GOAL:
Starting at the first line of the data, please print exactly those lines through the one that holds "const xTicks = [0, 2000, 4000, 6000, 8000, 10000, 12000];", omitting every picture.

STORED DATA:
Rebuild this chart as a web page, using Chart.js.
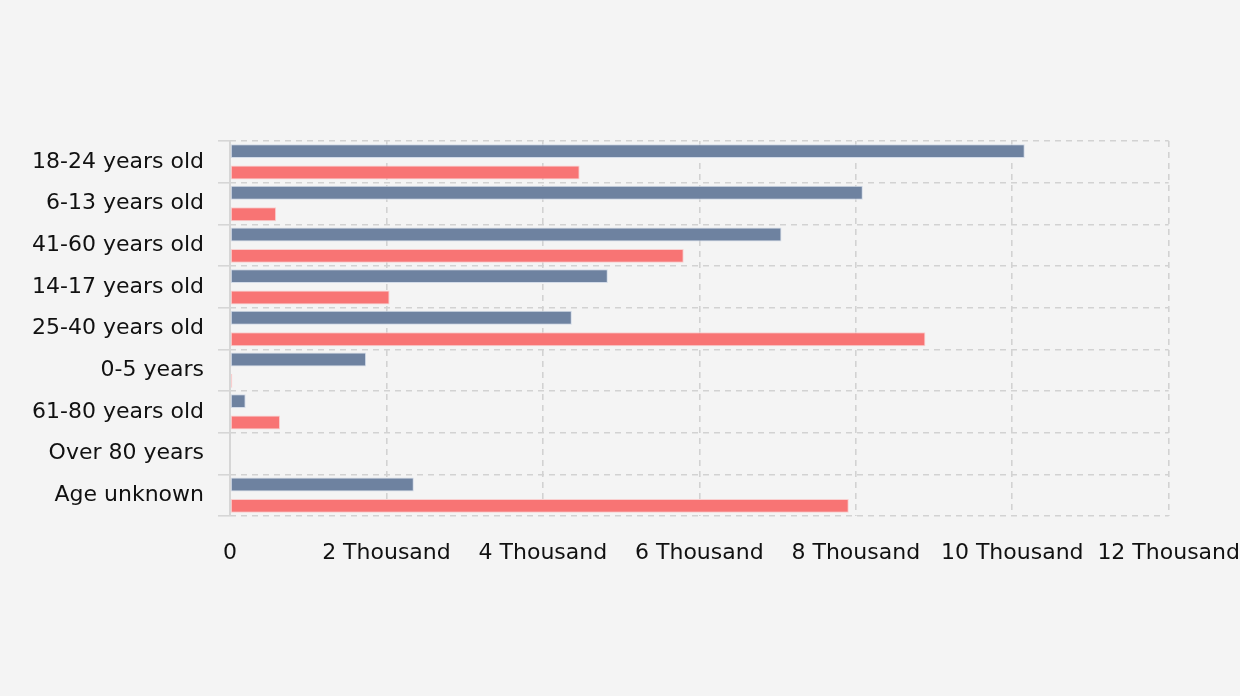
<!DOCTYPE html>
<html>
<head>
<meta charset="utf-8">
<script src="https://cdn.jsdelivr.net/npm/chart.js@4.4.0/dist/chart.umd.min.js"></script>
<style>
html,body{margin:0;padding:0;background:#f4f4f4;}
#wrap{width:1240px;height:696px;}
</style>
</head>
<body>
<div id="wrap"><canvas id="c" width="1240" height="696"></canvas></div>
<script>
const categories = ["18-24 years old","6-13 years old","41-60 years old","14-17 years old","25-40 years old","0-5 years","61-80 years old","Over 80 years","Age unknown"];
const seriesA = [10160, 8090, 7050, 4830, 4370, 1740, 200, 0, 2350];
const seriesB = [4470, 590, 5800, 2040, 8890, 30, 640, 0, 7910];
const xTicks = [0, 2000, 4000, 6000, 8000, 10000, 12000];

const font = {family: "'DejaVu Sans', Verdana, sans-serif", size: 22};
const gridColor = '#d2d2d2';
new Chart(document.getElementById('c'), {
  type: 'bar',
  data: {
    labels: categories,
    datasets: [
      {label: 'Series A', data: seriesA, backgroundColor: '#6e82a0', borderColor: '#d3dbe8', borderWidth: 1, borderSkipped: false, categoryPercentage: 1.03, barPercentage: 0.65},
      {label: 'Series B', data: seriesB, backgroundColor: '#f87474', borderColor: '#f9cfcf', borderWidth: 1, borderSkipped: false, categoryPercentage: 1.03, barPercentage: 0.65}
    ]
  },
  options: {
    indexAxis: 'y',
    responsive: false,
    animation: false,
    layout: {padding: {top: 141, left: 31, right: 0, bottom: 130}},
    plugins: {legend: {display: false}, tooltip: {enabled: false}},
    scales: {
      x: {
        min: 0, max: 12000,
        afterBuildTicks: s => { s.ticks = xTicks.map(v => ({value: v})); },
        afterFit: s => { s.height = 50; },
        ticks: {font: font, color: '#111', padding: 0, maxRotation: 0, callback: v => v === 0 ? '0' : (v/1000) + ' Thousand'},
        grid: {color: gridColor, lineWidth: 1.6, drawTicks: true, tickLength: 24, tickColor: 'rgba(0,0,0,0)'},
        border: {display: false, dash: [6, 5]}
      },
      y: {
        afterFit: s => { s.width = 199; },
        ticks: {font: font, color: '#111', padding: 14},
        grid: {color: gridColor, lineWidth: 1.6, tickLength: 12, tickBorderDash: [], tickColor: '#d6d6d6'},
        border: {display: false, dash: [6, 5]}
      }
    }
  },
  plugins: [{
    id: 'axisLine',
    afterDraw(chart) {
      const ctx = chart.ctx, a = chart.chartArea;
      ctx.save();
      ctx.strokeStyle = '#d6d6d6';
      ctx.lineWidth = 2;
      ctx.beginPath();
      ctx.moveTo(a.left, a.top);
      ctx.lineTo(a.left, a.bottom);
      ctx.stroke();
      ctx.restore();
    }
  }]
});
</script>
</body>
</html>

EXERCISE RESPONSE:
Rebuild this chart as a web page, using Chart.js.
<!DOCTYPE html>
<html>
<head>
<meta charset="utf-8">
<script src="https://cdn.jsdelivr.net/npm/chart.js@4.4.0/dist/chart.umd.min.js"></script>
<style>
html,body{margin:0;padding:0;background:#f4f4f4;}
#wrap{width:1240px;height:696px;}
</style>
</head>
<body>
<div id="wrap"><canvas id="c" width="1240" height="696"></canvas></div>
<script>
const categories = ["18-24 years old","6-13 years old","41-60 years old","14-17 years old","25-40 years old","0-5 years","61-80 years old","Over 80 years","Age unknown"];
const seriesA = [10160, 8090, 7050, 4830, 4370, 1740, 200, 0, 2350];
const seriesB = [4470, 590, 5800, 2040, 8890, 30, 640, 0, 7910];
const xTicks = [0, 2000, 4000, 6000, 8000, 10000, 12000];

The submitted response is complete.